Hoje existem procissões dentro da liturgia, por exemplo, aquela das velas no dia 2 de fevereiro, a da quinta feira santa para a reposição do Santíssimo Sacramento, a da solenidade depois da preparação do círio na vigília pascal etc..., mas as procissões públicas se limitam ao padroeiro (Nossa Senhora ou um santo) e para a solenidade do Corpo e Sangue de Cristo. Nem o cânon 944, nem o cap. XXI do Caeremoniale Episcoporum, nem os nn. 245-247 do Diretório sobre a piedade popular e a liturgia, que também falam moderadamente de procissões, prevêem explicitamente uma procissão penitencial para obter de Deus a libertação de uma contaminação.
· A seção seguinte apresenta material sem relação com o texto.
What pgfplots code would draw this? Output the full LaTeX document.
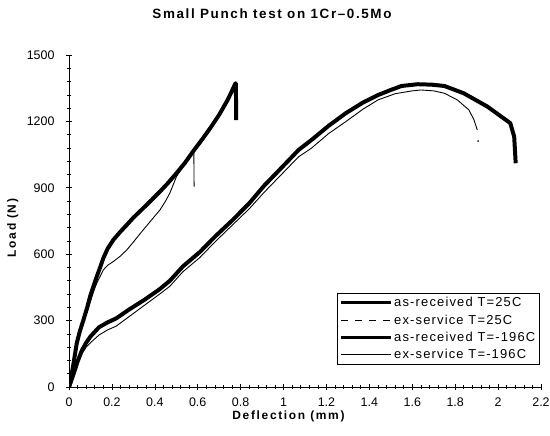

E se compreende: em uma sociedade sempre mais urbanizada as procissões colocam problemas de trânsito e, portanto não é o caso de aumentar, pois no contexto atual não exprimem mais um consenso social de todos, mas somente de uma parte, uma parte que é atentíssima a não colocar a lâmpada muito exposta mas sempre mais debaixo da cama, de modo que, como dizia o Cardeal Biffi, se consegue a vantagem de que não se perceba mais nem mesmo a diferença quando a lanterna se apaga(Il quinto evangelo 10).

Ainda assim uma procissão pública para implorar a cessação de uma epidemia – por agora não digo do Coronavírus, mas de uma epidemia verdadeira e acertada e devastadora -, seria uma bela e visível esperança de salvação proposta a todos mesmo se obviamente não imposta. 

Todavia para encontrar algo do tipo é preciso ir até antes do Concílio, ou seja, ao último ritual pré-conciliar, o Rituale Romanum edição típica de 1952. O Título X se refere às procissões e são ali elencadas e 13 regulamentadas. Uma delas é a Procissão em tempo de mortalidade e de peste, portanto em circunstâncias e conteúdos próximos à nossa situação, suposto que o Coronavírus se revelasse devastador. O esquema é aquele das Litanias Maiores ou dos Santos, usadas também nas Rogações, com as invocações e orações finais que variam, adaptadas às circunstâncias. Estas últimas são três. Em particular a segunda pede que Deus cure as doenças da alma e do corpo de modo que sempre nos alegremos nas vossas bênçãos. Mas, sobretudo a terceira e última oração pede que Deus, sendo propício às orações, afaste a peste e a mortalidade de modo que os corações dos homens mortais conheçam que sob a vossa indignação estes flagelos não apareçam nem progridam, enquanto que com a vossa misericórdia desapareçam (... ut mortalium corda cognoscant, et te indignante talia flagella prodire, et te miserante cessare)». Hoje seria uma oração antropologicamente, politicamente, culturalmente, eclesialmente incorreta, contudo com o censo de Davi (cf 2Sam 24,1-25) os fatos funcionaram exatamente assim!

Com isto não se quer propor de retornar a antes do Concílio. Não existe nada a ser copiado, mas muito a que inspirar-se. Quem sabe, se o Coronavírus aumenta, nos pode inspirar para organizar uma pequena procissão no dia 11 de fevereiro, Beata Virgem de Lourdes, que de enfermos e de enfermidades ela entende.